The future of retail

The evolution of retail will feature a blend of online and offline shopping experiences. Yet physical stores will continut to be important. Amazon Go, a cashier-less store, combines the efficiency of online shopping with the tangible experience of brick-and-mortar stores.

This article was first published in The Mint. You can read the original at this link.


We have witnessed huge changes in the retail industry over the past few years. Thanks to e-commerce, we’ve become comfortable with the idea of not having to go to a physical store to shop. We have learned to factor delivery times into our shopping schedules, knowing that impulse purchases are going to take a week to arrive at our doorstep—and that last-minute shopping is no longer a viable option. We have learned to trust the algorithms to suggest things we might like based on our past purchases. For inveterate shoppers, this has become the new avatar of window shopping.
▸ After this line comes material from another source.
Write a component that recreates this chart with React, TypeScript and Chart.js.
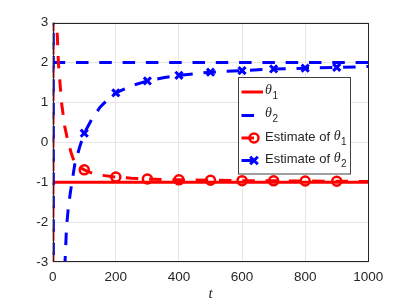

As the category of items available for purchase online has expanded, everything from groceries to garments are available at the touch of a button. For whatever is left—those last remaining items which are, for some reason, not yet in the online storefronts—there are delivery services that will go to the stores to collect them. We truly have no reason to get out of our armchairs any more.

And yet, there is something about shopping in a store that the internet simply cannot replicate. Being physically in the presence of the products allows us to come to different conclusions about them, our ability to physically interact with them allowing us to better visualize the context in which they will be used.

Which is why, no matter how convenient it might be to have groceries delivered to our doorstep, there is nothing that can replace that special comfort of being able to visit a grocery store and actually pick your vegetables from those on display.

This is what has always been missing with online retail—a weakness in the model that can never be fully substituted by the assurance of free return shipping and a full refund.

No matter how frictionless the online shopping experience might become, the inability to actually eyeball the products before you buy them, seeing them on the shelf with others like them, and being able to pick and choose those that you need, is the frontier that online shopping seems destined to forever be unable to cross. This is why, despite the incredible growth in online shopping, brick-and-mortar stores are still around.

Earlier this month, Amazon, the quintessential online retailer, opened a brick and mortar store that looks like it is about to marry both these worlds. It is called Amazon Go and is the first of what Amazon hopes will be the future of retail. It is a cashier-less store where you can walk in, pick up whatever you want and leave without ever once pulling out your wallet. The store uses machine intelligence and sensor fusion to identify the specific items that you take off the shelf, intelligently adding them to your virtual shopping cart and only debiting your Amazon account once the sensors in the store recognize that you have physically left the premises.

Leveraging sensors, the Internet of Things and a mobile application that can sense your physical presence in the store, Amazon seems to have eliminated the ultimate bottleneck in the retail experience—interminable lines at the checkout counter. In many ways this is the perfect fusion of online and offline shopping, blending the efficiency of cashless payment with the benefits of being able to physically examine the merchandise before buying.

I can see this form of retail becoming ubiquitous. While Amazon is rolling out the prototype at its own stores, as a product, I can see how this form of cashier-less retail can be reduced to a bunch of APIs (application programming interface) that anyone with the requisite retail real estate and sensor hardware can plug into.

This is the perfect complement to e-commerce and, to me, is the optimum blend of online and offline shopping where we can each choose the shopping experience we want. If we are buying commodities—like music, books and standardized electronic goods where there is no real advantage in physically seeing the product—we can shop online as there is no benefit actually going to a store.

But for all the more intrinsically unique products—fruits, vegetables, clothes, jewellery—that we need to look at, to touch and feel before we make up our minds to buy, we will have brick-and-mortar stores that we can visit. What technology will do is streamline both these shopping experiences making it so that apart from the process of actually deciding what to buy the rest of the shopping experience is completely seamless.

But I can see this going even further.

One of the driving factors of retail has always been real estate. Every retailer has to invest in real estate in order to have a physical space within which to display its products. But as we reorient our shopping habits to take advantage of these new formats of retail that modern technology offers, our traditional approach to retail real estate will change.

For instance, now that driverless cars are becoming a reality, in the next five years it should be possible for us to leverage autonomous platforms to bring retail to our doorsteps. We should be able to book retail appointments at our convenience, requesting driverless mobile retail stores to roll up to our doorstep, whenever we want, so that we can browse through everything they have on display and buy whatever we need using the seamless check-out facilities that we have already got used to in our cashier-less fixed retail stores.

This is the future of retail that our current state of technology is pointing us towards. And it’s just around the corner.